This repository contains code for training expert trajectories and distilling synthetic data for the paper: Dataset Distillation by Automatic Training Trajectories. The listed is the steps to run the code.
- Set up enveriments.
- Create an wandb account for monitoring distillation process (highly recommended but optional)
- Create buffers which contain expert trajectories.
- Distill and test synthetic datasets
You can install packages from requirements.txt with pip
pip install -r requirements.txt
In case of conflicts, you can check our packages details in requirements_detail.txt including versions and dependencies.
We use wandb to monitor our distillation process and system information. The tool is used by a lot of dataset distillation aythors. We strongly recommand reviewers to use this tool as well for visualize the process.
You can easily register an account at https://wandb.ai/site , then get an API key at https://wandb.ai/authorize?_gl.
When running the distillation code, you will only need to select the option declaring that you have an wandb account, and input your API key. After this, you will be able to monitor the distillation process in https://wandb.ai/site.

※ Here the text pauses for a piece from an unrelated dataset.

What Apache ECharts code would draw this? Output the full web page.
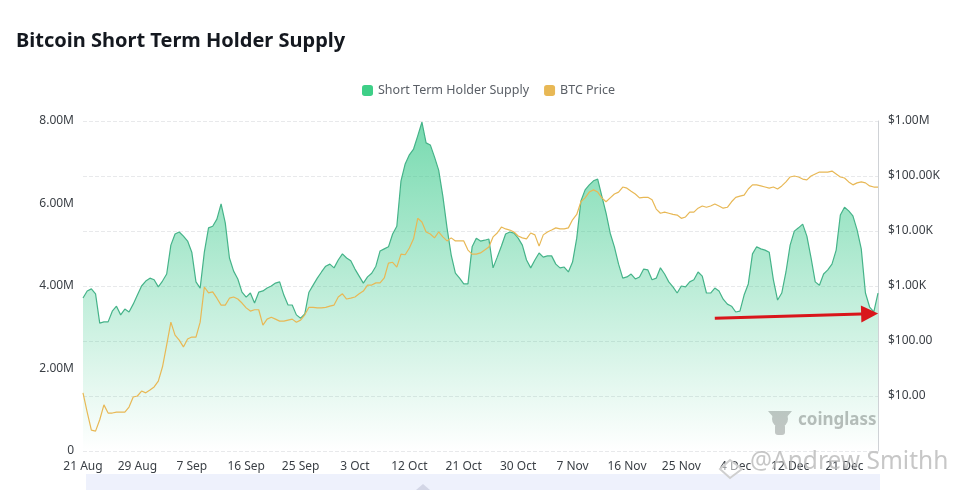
<!DOCTYPE html>
<html>
<head>
<meta charset="utf-8">
<style>html,body{margin:0;padding:0;background:#fff}#c{width:957px;height:490px}</style>
<script src="https://cdn.jsdelivr.net/npm/echarts@6/dist/echarts.min.js"></script>
</head>
<body>
<div id="c"></div>
<script>
const titleText = "Bitcoin Short Term Holder Supply";
const dateTickLabels = ["21 Aug","29 Aug","7 Sep","16 Sep","25 Sep","3 Oct","12 Oct","21 Oct","30 Oct","7 Nov","16 Nov","25 Nov","4 Dec","12 Dec","21 Dec"];
const priceTickLabels = {1:"",10:"$10.00",100:"$100.00",1000:"$1.00K",10000:"$10.00K",100000:"$100.00K",1000000:"$1.00M"};
// Short term holder supply, millions of BTC
const supplyMillions = [3.71,3.88,3.93,3.81,3.10,3.13,3.13,3.39,3.51,3.30,3.44,3.37,3.56,3.78,4.00,4.12,4.19,4.15,3.98,4.12,
4.29,4.99,5.26,5.31,5.21,5.09,4.82,4.10,3.95,4.82,5.41,5.45,5.62,5.99,5.53,4.68,4.36,4.17,3.85,3.73,
3.83,3.59,3.85,3.88,3.95,4.00,4.07,4.10,3.78,3.54,3.54,3.30,3.22,3.32,3.85,4.02,4.19,4.34,4.48,4.53,
4.44,4.63,4.78,4.68,4.61,4.41,4.24,4.07,4.22,4.31,4.48,4.85,4.90,4.95,5.26,5.45,6.55,6.96,7.18,7.32,
7.64,7.97,7.47,7.42,7.13,6.81,6.18,5.41,4.75,4.31,4.19,4.05,4.05,4.95,5.16,5.09,5.11,5.14,4.44,4.70,
4.97,5.26,5.31,5.28,5.16,4.99,4.63,4.44,4.63,4.80,4.70,4.73,4.73,4.53,4.44,4.46,4.34,4.58,5.16,6.06,
6.33,6.45,6.55,6.59,6.18,5.77,5.28,4.95,4.53,4.19,4.22,4.29,4.17,4.22,4.41,4.39,4.15,4.19,4.44,4.29,
4.10,3.98,3.83,4.00,3.98,4.10,4.15,4.34,4.24,3.83,3.83,3.95,3.88,3.68,3.56,3.51,3.37,3.39,3.78,4.05,
4.78,4.95,4.90,4.87,4.82,4.15,3.66,3.83,4.34,4.99,5.33,5.41,5.50,5.21,4.68,4.10,4.02,4.29,4.39,4.53,
4.87,5.72,5.91,5.82,5.70,5.36,4.90,3.83,3.49,3.37,3.83];
// BTC price, US dollars
const btcPrice = [11.4,5.1,2.4,2.3,3.7,6.9,4.9,4.9,5.1,5.1,5.1,6.3,9.6,10,12.3,11.4,12.8,14.6,18.7,34,
85,220,128,104,78,109,118,118,220,960,750,780,600,450,450,600,630,580,490,400,
350,370,370,195,250,270,250,230,230,240,250,220,240,300,410,410,400,400,410,430,
450,630,720,580,600,630,720,810,1040,1040,1140,1140,1400,2600,2700,2200,3800,3700,4900,7200,
17000,14600,9600,8800,7500,9600,7800,6600,7500,6600,6600,6600,4500,3800,3800,4000,4500,5100,7800,9200,
11800,10900,10400,9600,8100,7500,7200,9200,8500,5300,8500,9600,10400,11400,10900,10900,11400,16000,20000,34000,
40000,51000,56000,51000,40000,34000,40000,47000,51000,63000,60000,53000,47000,40000,41000,41000,37000,25000,21000,22000,
21000,20000,19500,17000,18000,22000,22000,26000,28500,27000,28500,31000,28500,26000,27000,34000,41000,43000,45000,58000,
69000,69000,66000,63000,60000,63000,58000,66000,78000,96000,100000,96000,88000,85000,100000,109000,118000,118000,118000,123000,
109000,96000,92000,78000,69000,75000,78000,75000,66000,63000,63000];
const pointLabels = supplyMillions.map((_, i) => String(i));
const arrowStart = [151, 3.22];
const arrowEnd = [188, 3.33];
const font = '"Noto Sans", sans-serif';

const chart = echarts.init(document.getElementById('c'), null, {renderer:'canvas'});
chart.setOption({
  animation:false,
  backgroundColor:'#fff',
  title:{text:titleText,left:11,top:26,textStyle:{fontFamily:font,fontSize:20,fontWeight:'bold',color:'#14181f'}},
  legend:{top:79,left:357,itemWidth:11,itemHeight:11,itemGap:15,icon:'roundRect',
    textStyle:{fontFamily:font,fontSize:12.5,color:'#5a5f66'},
    data:['Short Term Holder Supply','BTC Price']},
  grid:{left:83,right:79,top:121,bottom:39,containLabel:false},
  xAxis:{type:'category',data:pointLabels,boundaryGap:false,
    axisLine:{show:false},axisTick:{show:false},splitLine:{show:false},
    axisLabel:{interval:12,margin:10,hideOverlap:false,fontFamily:font,fontSize:12,color:'#3a3f45',
      formatter:(v,i)=>dateTickLabels[i/13]||''}},
  yAxis:[
    {type:'value',min:0,max:8,interval:2,position:'left',
      axisLine:{show:false},axisTick:{show:false},splitLine:{show:false},
      axisLabel:{margin:9,fontFamily:font,fontSize:12,color:'#3a3f45',formatter:v=>v===0?'0':v.toFixed(2)+'M'}},
    {type:'log',logBase:10,min:1,max:1000000,position:'right',
      axisLine:{show:true,lineStyle:{color:'#cfd2d6',width:1}},axisTick:{show:false},
      splitLine:{show:true,lineStyle:{type:'dashed',color:'#e8e9eb',width:1}},
      axisLabel:{margin:10,fontFamily:font,fontSize:12,color:'#3a3f45',formatter:v=>priceTickLabels[Math.round(v)]||''}}
  ],
  series:[
    {name:'Short Term Holder Supply',type:'line',yAxisIndex:0,data:supplyMillions,showSymbol:false,smooth:false,
      itemStyle:{color:'#3ecf87'},
      lineStyle:{color:'#45b389',width:1.2},
      areaStyle:{color:new echarts.graphic.LinearGradient(0,0,0,1,[
        {offset:0,color:'rgba(52,200,136,0.95)'},{offset:1,color:'rgba(52,200,136,0)'}])},
      z:2,
      markLine:{silent:true,animation:false,symbol:['none','triangle'],symbolSize:17,
        lineStyle:{color:'#d9161b',width:3,type:'solid'},label:{show:false},
        data:[[{coord:arrowStart,symbol:'none'},{coord:arrowEnd,symbol:'triangle',symbolSize:17}]],z:10}},
    {name:'BTC Price',type:'line',yAxisIndex:1,data:btcPrice,showSymbol:false,smooth:false,
      itemStyle:{color:'#e8b855'},lineStyle:{color:'#e8b855',width:1.2},z:3}
  ],
  graphic:[
    {type:'rect',z:0,shape:{x:86,y:474,width:794,height:16},style:{fill:'#eef1fc'}},
    {type:'polygon',z:1,shape:{points:[[416,490],[423,484],[430,490]]},style:{fill:'#d3d6e6'}},
    {type:'circle',z:1,shape:{cx:780,cy:419,r:8},style:{fill:'#c6c6c6'}},
    {type:'rect',z:1,shape:{x:775,y:424,width:10,height:11,r:3},style:{fill:'#c6c6c6'}},
    {type:'polygon',z:1,shape:{points:[[768,411],[792,411],[786,418],[774,418]]},style:{fill:'#c6c6c6'}},
    {type:'text',z:1,style:{x:798,y:412,text:'coinglass',fill:'#bcbcbc',font:'bold 17px "Noto Sans", sans-serif'}},
    {type:'polygon',z:20,shape:{points:[[730,460],[742,469],[730,478],[720,469]]},style:{fill:'rgba(255,255,255,0.5)',stroke:'#cfcfcf',lineWidth:2}},
    {type:'text',z:20,style:{x:750,y:450,text:'@Andrew Smithh',fill:'rgba(180,180,180,0.75)',font:'24.5px "Noto Sans", sans-serif'}}
  ]
});
</script>
</body>
</html>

In case you don't want to use wandb, please just add in "mode='disabled'" into to wandb init in distill_ATT.py line 67.
Before doing distillation, we need to generate expert trajectories on the original dataset.

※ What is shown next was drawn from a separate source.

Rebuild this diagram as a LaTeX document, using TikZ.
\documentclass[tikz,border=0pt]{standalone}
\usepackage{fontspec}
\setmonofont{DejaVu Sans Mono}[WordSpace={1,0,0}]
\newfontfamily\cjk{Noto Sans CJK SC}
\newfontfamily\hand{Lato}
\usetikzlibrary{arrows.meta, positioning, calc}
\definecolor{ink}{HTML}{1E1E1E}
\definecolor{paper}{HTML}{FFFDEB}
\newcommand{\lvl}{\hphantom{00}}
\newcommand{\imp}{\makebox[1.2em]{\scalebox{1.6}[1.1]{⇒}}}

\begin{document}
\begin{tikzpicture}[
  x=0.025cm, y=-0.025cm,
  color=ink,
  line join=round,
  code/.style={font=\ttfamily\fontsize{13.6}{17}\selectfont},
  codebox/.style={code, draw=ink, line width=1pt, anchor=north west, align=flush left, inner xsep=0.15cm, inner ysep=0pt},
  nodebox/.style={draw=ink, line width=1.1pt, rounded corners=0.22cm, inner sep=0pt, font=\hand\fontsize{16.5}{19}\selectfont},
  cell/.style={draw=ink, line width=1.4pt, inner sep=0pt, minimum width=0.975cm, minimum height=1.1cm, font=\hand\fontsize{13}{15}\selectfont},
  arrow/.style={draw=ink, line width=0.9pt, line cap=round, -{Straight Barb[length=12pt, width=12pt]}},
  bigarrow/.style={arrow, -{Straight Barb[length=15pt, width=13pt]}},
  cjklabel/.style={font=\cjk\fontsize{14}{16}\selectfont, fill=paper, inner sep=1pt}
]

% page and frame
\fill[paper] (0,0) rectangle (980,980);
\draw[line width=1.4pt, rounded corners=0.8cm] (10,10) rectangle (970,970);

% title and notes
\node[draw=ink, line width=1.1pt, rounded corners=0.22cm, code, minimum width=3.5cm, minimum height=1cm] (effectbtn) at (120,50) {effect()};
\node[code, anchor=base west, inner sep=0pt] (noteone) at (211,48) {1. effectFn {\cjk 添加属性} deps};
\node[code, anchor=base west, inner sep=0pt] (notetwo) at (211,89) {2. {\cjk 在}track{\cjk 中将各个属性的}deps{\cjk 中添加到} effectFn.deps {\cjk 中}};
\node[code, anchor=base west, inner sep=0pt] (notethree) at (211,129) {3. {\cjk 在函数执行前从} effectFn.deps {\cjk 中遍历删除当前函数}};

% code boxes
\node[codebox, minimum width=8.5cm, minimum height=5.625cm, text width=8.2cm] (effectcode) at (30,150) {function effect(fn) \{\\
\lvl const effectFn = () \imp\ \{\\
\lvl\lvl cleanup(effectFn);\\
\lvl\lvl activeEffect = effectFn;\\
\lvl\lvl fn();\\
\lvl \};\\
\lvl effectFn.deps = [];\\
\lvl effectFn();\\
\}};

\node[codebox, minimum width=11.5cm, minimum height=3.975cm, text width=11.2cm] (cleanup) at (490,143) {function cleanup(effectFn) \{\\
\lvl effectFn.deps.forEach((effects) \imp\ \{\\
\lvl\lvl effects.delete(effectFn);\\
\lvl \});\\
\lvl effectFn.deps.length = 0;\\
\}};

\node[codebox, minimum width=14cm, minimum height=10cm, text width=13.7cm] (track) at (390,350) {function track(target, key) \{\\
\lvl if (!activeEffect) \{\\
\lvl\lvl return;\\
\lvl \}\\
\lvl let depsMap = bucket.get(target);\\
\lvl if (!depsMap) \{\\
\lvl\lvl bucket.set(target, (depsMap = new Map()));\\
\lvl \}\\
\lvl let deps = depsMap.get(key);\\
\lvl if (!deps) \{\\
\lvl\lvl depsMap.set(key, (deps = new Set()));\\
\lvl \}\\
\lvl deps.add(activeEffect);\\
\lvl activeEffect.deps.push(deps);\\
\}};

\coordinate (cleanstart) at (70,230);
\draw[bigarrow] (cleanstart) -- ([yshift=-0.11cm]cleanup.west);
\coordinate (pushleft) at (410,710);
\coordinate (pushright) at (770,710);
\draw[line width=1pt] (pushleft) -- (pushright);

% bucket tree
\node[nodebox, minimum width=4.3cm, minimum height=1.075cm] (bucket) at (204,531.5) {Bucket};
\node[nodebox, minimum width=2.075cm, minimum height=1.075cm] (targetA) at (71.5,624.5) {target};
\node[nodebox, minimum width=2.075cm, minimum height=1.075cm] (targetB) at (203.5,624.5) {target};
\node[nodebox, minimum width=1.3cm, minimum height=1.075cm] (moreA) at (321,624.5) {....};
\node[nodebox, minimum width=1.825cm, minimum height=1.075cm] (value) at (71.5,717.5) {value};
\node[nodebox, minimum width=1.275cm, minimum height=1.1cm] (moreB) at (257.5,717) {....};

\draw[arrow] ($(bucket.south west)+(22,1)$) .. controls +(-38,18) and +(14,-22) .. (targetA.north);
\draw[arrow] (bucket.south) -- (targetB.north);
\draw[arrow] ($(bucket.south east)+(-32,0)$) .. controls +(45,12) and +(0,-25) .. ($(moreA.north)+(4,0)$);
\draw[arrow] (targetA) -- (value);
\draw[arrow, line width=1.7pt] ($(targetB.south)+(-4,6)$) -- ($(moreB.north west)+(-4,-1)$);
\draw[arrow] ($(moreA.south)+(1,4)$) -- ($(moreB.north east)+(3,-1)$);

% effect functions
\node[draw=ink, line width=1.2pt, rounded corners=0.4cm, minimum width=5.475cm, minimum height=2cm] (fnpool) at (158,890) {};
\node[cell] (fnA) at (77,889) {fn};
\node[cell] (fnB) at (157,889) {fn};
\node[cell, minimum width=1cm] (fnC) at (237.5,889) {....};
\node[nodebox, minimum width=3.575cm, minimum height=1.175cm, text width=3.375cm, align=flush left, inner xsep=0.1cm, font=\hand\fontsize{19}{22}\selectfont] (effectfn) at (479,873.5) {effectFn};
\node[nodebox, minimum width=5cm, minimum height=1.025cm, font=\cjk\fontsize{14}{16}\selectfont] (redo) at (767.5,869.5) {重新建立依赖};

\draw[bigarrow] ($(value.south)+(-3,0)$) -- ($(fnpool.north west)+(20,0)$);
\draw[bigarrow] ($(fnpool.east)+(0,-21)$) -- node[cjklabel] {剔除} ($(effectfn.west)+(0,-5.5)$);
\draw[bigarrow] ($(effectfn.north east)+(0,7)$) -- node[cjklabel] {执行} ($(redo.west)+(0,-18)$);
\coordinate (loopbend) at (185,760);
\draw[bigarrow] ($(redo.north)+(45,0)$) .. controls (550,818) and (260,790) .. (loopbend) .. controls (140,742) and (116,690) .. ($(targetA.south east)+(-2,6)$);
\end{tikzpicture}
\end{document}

python buffer_ATT.py --dataset=CIFAR10 --model=ConvNetD3 --train_epochs=50 --num_experts=100 --zca --data_path=data --buffer_path=buffer
Please change --dataset=CIFAR10 to CIFAR100 for results on CIFAR100. "--zca" indicate with zca, simply remove it for cases without zca
python buffer_ATT.py --dataset=Tiny --model=ConvNetD4 --train_epochs=50 --num_experts=100 --data_path=data --buffer_path=buffer
python buffer_ATT.py --dataset=ImageNet --subset=imagenette --model=ConvNetD5 --train_epochs=50 --num_experts=100 --data_path=--data_path=data --buffer_path=buffer
Please change augment "--subset=imagenette" to imagenette, imagewoof, imagefruit, imagemeow.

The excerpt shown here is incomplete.